Based on which model performs the best under our chosen metric (e.g. MSE, MAE...) we will then pick a model.

In [None]:
from sklearn.model_selection import cross_validate, KFold
from sklearn.metrics import make_scorer, mean_absolute_error
from sklearn.preprocessing import StandardScaler
from sklearn.linear_model import BayesianRidge
from sklearn.pipeline import make_pipeline
import numpy as np

# Cross-validation setup
kf = KFold(n_splits=5, shuffle=True, random_state=42)
coef_list = []

scoring = {
    'R2': 'r2',
    'MSE': 'neg_mean_squared_error',
    'MAE': make_scorer(mean_absolute_error)
}

# Define the pipeline
# TODO: compare different models: pick a varied selection from:
# linear regression, ridge, lasso, SVR, random forest, gradient boost...
pipeline = make_pipeline(StandardScaler(), BayesianRidge())

# Train on each fold and store coefficients
for train_idx, valid_idx in kf.split(X_train):
    X_train_fold, y_train_fold = X_train.iloc[train_idx], y_train.iloc[train_idx]
    X_valid_fold, y_valid_fold = X_train.iloc[valid_idx], y_train.iloc[valid_idx]
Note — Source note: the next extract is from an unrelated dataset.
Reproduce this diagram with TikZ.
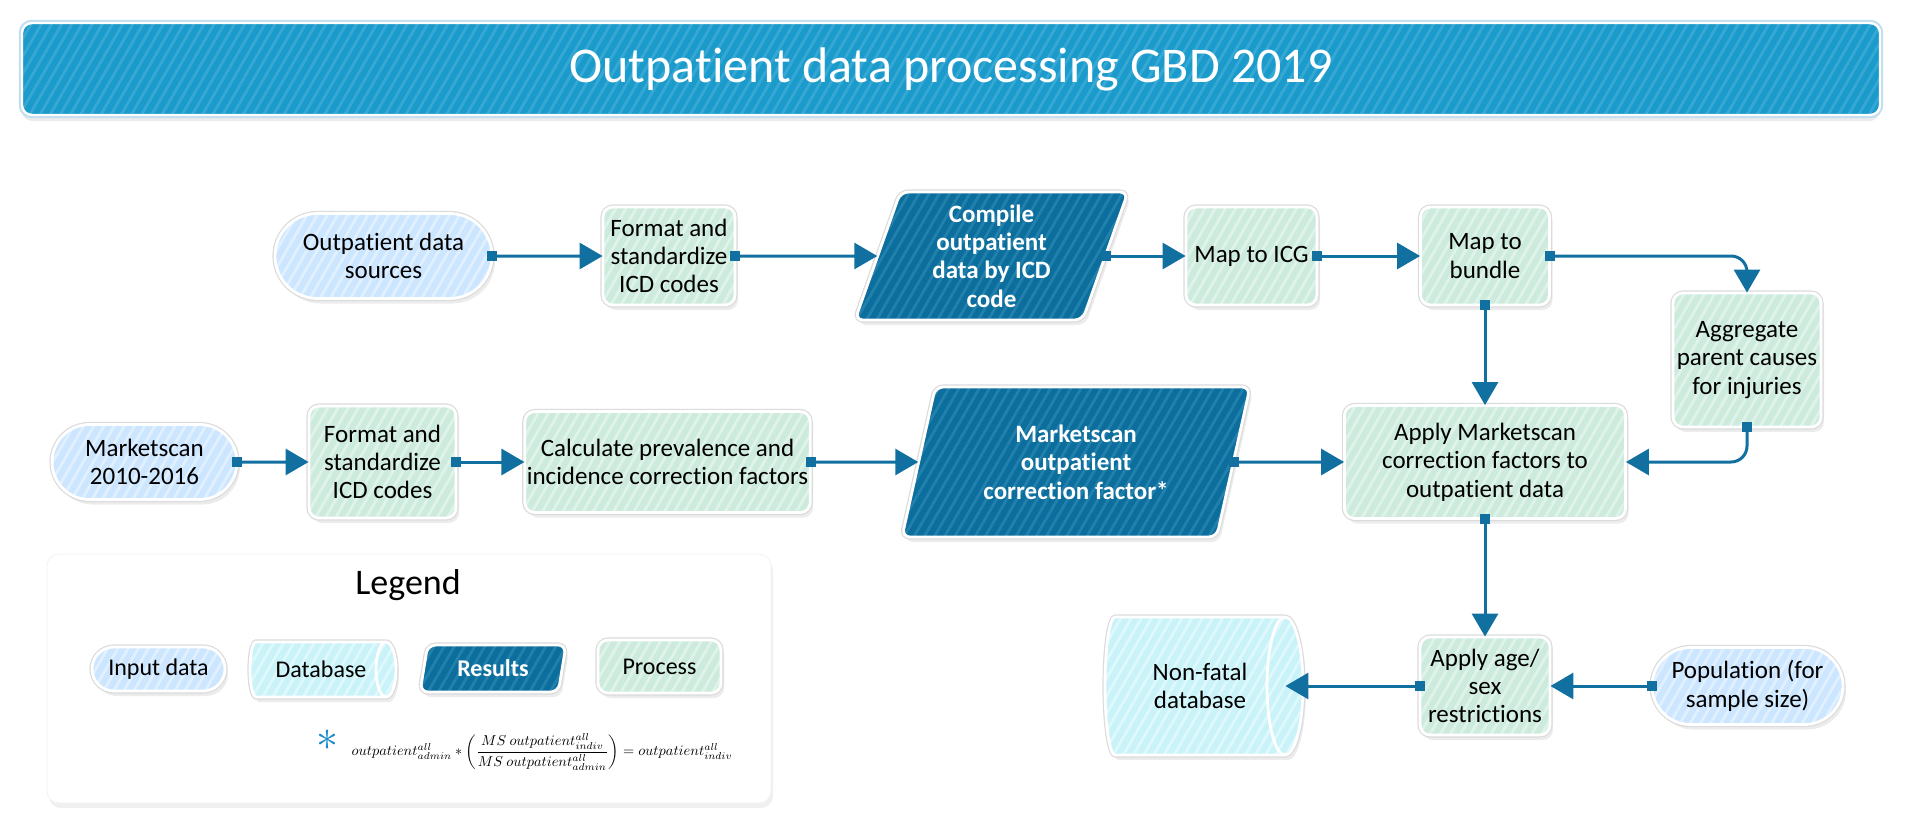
\documentclass[tikz,border=0pt]{standalone}
\usepackage{fontspec}
\setmainfont{Carlito}[RawFeature={-liga;-clig;-calt;-dlig}]
\usetikzlibrary{shapes.geometric,shapes.misc,arrows.meta,shadows,patterns.meta,calc}
\definecolor{titlefill}{HTML}{1B9BCB}
\definecolor{titlestripe}{HTML}{36A8D3}
\definecolor{titleedge}{HTML}{BFDDEF}
\definecolor{inputfill}{HTML}{CCE6FF}
\definecolor{inputstripe}{HTML}{E0F0FF}
\definecolor{dbfillc}{HTML}{CAF3F9}
\definecolor{dbstripe}{HTML}{DEF9FC}
\definecolor{resfill}{HTML}{0C6E9C}
\definecolor{resstripe}{HTML}{2280AC}
\definecolor{procfill}{HTML}{CDEBDD}
\definecolor{procstripe}{HTML}{DFF3EA}
\definecolor{arrowc}{HTML}{1170A0}
\definecolor{astc}{HTML}{1A8CC8}
\newcommand\dbshape[6]{%
 \path[dbshapestyle] (#1,#2) -- (#3,#2)
   .. controls ({#3+0.552*#5},#2) and ({#3+#5},{#2+0.224*(#4-#2)}) .. ({#3+#5},{(#2+#4)/2})
   .. controls ({#3+#5},{#4-0.224*(#4-#2)}) and ({#3+0.552*#5},#4) .. (#3,#4)
   -- (#1,#4)
   .. controls ({#1-0.552*#6},#4) and ({#1-#6},{#4-0.224*(#4-#2)}) .. ({#1-#6},{(#2+#4)/2})
   .. controls ({#1-#6},{#2+0.224*(#4-#2)}) and ({#1-0.552*#6},#2) .. (#1,#2) -- cycle;
 \draw[white, line width=1.4pt] (#3,#2)
   .. controls ({#3-0.552*#5},#2) and ({#3-#5},{#2+0.224*(#4-#2)}) .. ({#3-#5},{(#2+#4)/2})
   .. controls ({#3-#5},{#4-0.224*(#4-#2)}) and ({#3-0.552*#5},#4) .. (#3,#4);
}
\begin{document}
\begin{tikzpicture}[x=0.5pt,y=-0.5pt,
  shade box/.style={drop shadow={shadow xshift=1.5pt,shadow yshift=-2.5pt,opacity=0.15}},
  grayedge/.style={preaction={draw=black!14,line width=2.6pt}},
  stripes/.style={postaction={pattern={Lines[angle=60,distance=4.4pt,line width=1.4pt]},pattern color=#1}},
  whiteedge/.style={postaction={draw=white,line width=1.4pt}},
  txt/.style={font=\fontsize{12.5}{14.2}\selectfont, align=center, inner sep=1pt, text=black},
  inbox/.style={shape=rounded rectangle, shade box, grayedge, fill=inputfill, stripes=inputstripe, whiteedge, txt},
  procbox/.style={shape=rectangle, rounded corners=5pt, shade box, grayedge, fill=procfill, stripes=procstripe, whiteedge, txt},
  resbox/.style={shape=trapezium, trapezium left angle=67, trapezium right angle=113, trapezium stretches body, rounded corners=4pt, shade box, grayedge, fill=resfill, stripes=resstripe, whiteedge, txt, text=white, font=\fontsize{12.5}{14.2}\selectfont\bfseries},
  dbshapestyle/.style={shade box, grayedge, fill=dbfillc, stripes=dbstripe, whiteedge},
  dbtext/.style={txt, shape=rectangle},
  conn/.style={draw=arrowc, line width=1.5pt, {Square[length=5pt]}-{Triangle[length=11.5pt,width=13pt]}, shorten <=-2.5pt},
  titlebar/.style={shape=rectangle, rounded corners=5pt, drop shadow={shadow xshift=0pt,shadow yshift=-3pt,opacity=0.15}, preaction={draw=titleedge,line width=3.2pt}, fill=titlefill, stripes=titlestripe, postaction={draw=white,line width=1.2pt}, text=white, font=\fontsize{25}{28}\selectfont},
  legendbox/.style={shape=rectangle, rounded corners=6pt, fill=white, drop shadow={shadow xshift=1pt,shadow yshift=-2.5pt,opacity=0.12}, draw=black!5, line width=0.4pt}
]
\useasboundingbox (0,0) rectangle (1920,835);

% title
\node[titlebar, minimum width=929pt, minimum height=46pt] (title) at (951,69) {Outpatient data processing GBD 2019};

% legend box
\node[legendbox, minimum width=362pt, minimum height=124.5pt] (legend) at (409,678.5) {};
\node[txt, font=\fontsize{18}{20}\selectfont] (legtitle) at (408,585) {Legend};
\node[inbox, minimum width=68.5pt, minimum height=22pt, font=\fontsize{12}{14}\selectfont] (lin) at (158.5,669) {Input data};
\dbshape{256}{642}{386}{697}{10}{6}
\node[dbtext, minimum width=65pt, minimum height=27.5pt, font=\fontsize{12}{14}\selectfont] (ldb) at (321,669.5) {Database};
\node[resbox, trapezium left angle=70, trapezium right angle=110, minimum width=73pt, minimum height=23.5pt, font=\fontsize{12}{14}\selectfont\bfseries] (lres) at (493,668.5) {Results};
\node[procbox, minimum width=61.5pt, minimum height=26.5pt, font=\fontsize{12}{14}\selectfont] (lproc) at (659.5,666.5) {Process};
\node[text=astc, inner sep=0pt] (star) at (327,740) {\scalebox{2.2}{$\ast$}};
\node[inner sep=0pt] (formula) at (542,752) {\scalebox{0.72}{$outpatient^{all}_{admin} * \left(\displaystyle\frac{MS\ outpatient^{all}_{indiv}}{MS\ outpatient^{all}_{admin}}\right) = outpatient^{all}_{indiv}$}};

% row 1
\node[inbox, minimum width=110.5pt, minimum height=42.5pt] (in1) at (383.5,256) {Outpatient data\\sources};
\node[procbox, minimum width=66pt, minimum height=49pt] (p1) at (669,256) {Format and\\standardize\\ICD codes};
\node[resbox, minimum width=136.5pt, minimum height=64pt] (r1) at (991.5,256) {Compile\\outpatient\\data by ICD\\code};
\node[procbox, minimum width=65.5pt, minimum height=49pt] (p2) at (1251.5,256) {Map to ICG};
\node[procbox, minimum width=64.5pt, minimum height=49pt] (p3) at (1485,256) {Map to\\bundle};
\node[procbox, minimum width=74pt, minimum height=67pt] (p4) at (1747,360) {Aggregate\\parent causes\\for injuries};

% row 2
\node[inbox, minimum width=94.5pt, minimum height=37.5pt] (in2) at (144.5,462) {Marketscan\\2010-2016};
\node[procbox, minimum width=73.5pt, minimum height=56pt] (p5) at (382.5,462) {Format and\\standardize\\ICD codes};
\node[procbox, minimum width=139.5pt, minimum height=50.5pt] (p6) at (667.5,462) {Calculate prevalence and\\incidence correction factors};
\node[resbox, minimum width=174pt, minimum height=75pt] (r2) at (1076,462) {Marketscan\\outpatient\\correction factor*};
\node[procbox, minimum width=140.5pt, minimum height=56.5pt] (p7) at (1485,462) {Apply Marketscan\\correction factors to\\outpatient data};

% row 3
\dbshape{1115}{617}{1285}{755}{18}{10}
\node[dbtext, minimum width=85pt, minimum height=69pt] (db) at (1200,686) {Non-fatal\\database};
\node[procbox, minimum width=65pt, minimum height=49pt] (p8) at (1485,686) {Apply age/\\sex\\restrictions};
\node[inbox, minimum width=97.5pt, minimum height=38.5pt] (in3) at (1747.5,686) {Population (for\\sample size)};

% connectors
\draw[conn] (in1) -- (p1);
\draw[conn] (p1) -- (r1);
\draw[conn] (r1) -- (p2);
\draw[conn] (p2) -- (p3);
\draw[conn, rounded corners=8pt] (p3.east) -| (p4.north);
\draw[conn] (p3) -- (p7);
\draw[conn, rounded corners=8pt] (p4.south) |- (p7.east);
\draw[conn] (in2) -- (p5);
\draw[conn] (p5) -- (p6);
\draw[conn] (p6) -- (r2);
\draw[conn] (r2) -- (p7);
\draw[conn] (p7) -- (p8);
\draw[conn] (in3) -- (p8);
\draw[conn] (p8) -- (db);
\end{tikzpicture}
\end{document}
    pipeline.fit(X_train_fold, y_train_fold)

    model = pipeline.named_steps["bayesianridge"]
    coef_list.append(model.coef_)

# Cross-validation on the whole data
# This is sort of redundant because we're doing CV twice rn, but this version gives
# us the metrics without needing to code it ourselves in the loop above, and above we
# are getting the coefficients, which cross_validate() doesn't give us
cv_results = cross_validate(
    pipeline,
    X_train,
    y_train,
    cv=kf,
    scoring=scoring,
    return_train_score=True
)

print("Mean R²:", np.mean(cv_results['test_R2']))
print("Mean MSE:", -np.mean(cv_results['test_MSE']))  # negate because sklearn returns negative MSE
print("Mean MAE:", np.mean(cv_results['test_MAE']))


# Convert to DataFrame
coef_array = np.array(coef_list)
coef_df = pd.DataFrame({
    "Feature": X.columns,
    "Mean_Coefficient": coef_array.mean(axis=0),
    "Std_Coefficient": coef_array.std(axis=0)
}).sort_values(by="Mean_Coefficient", key=abs, ascending=False)


Mean R²: 0.6151741061807406
Mean MSE: 542.0545610191109
Mean MAE: 18.534923418945016


## Final model evaluation

Once we have picked our model, we fit it on the full training set (X_train) and evaluate on the holdout data to simulate how our model might work on real, unseen data

In [None]:
# Here we evaluate our model on X_train, X_holdout, y_train, y_holdout

## Simulation tests

Now we have locked in our model, let's stress test it under different conditions.

1. Small data set size
2. Different underlying relationships in the data (e.g. serum iron only affected by age and sex, or serum iron only affected by microbiome, not diet)
3. Lower signal-to-noise ratio (more noise!)

Does the model we picked still perform well in these sub-optimal circumstances? What does it tell us about how our model might work on real world data?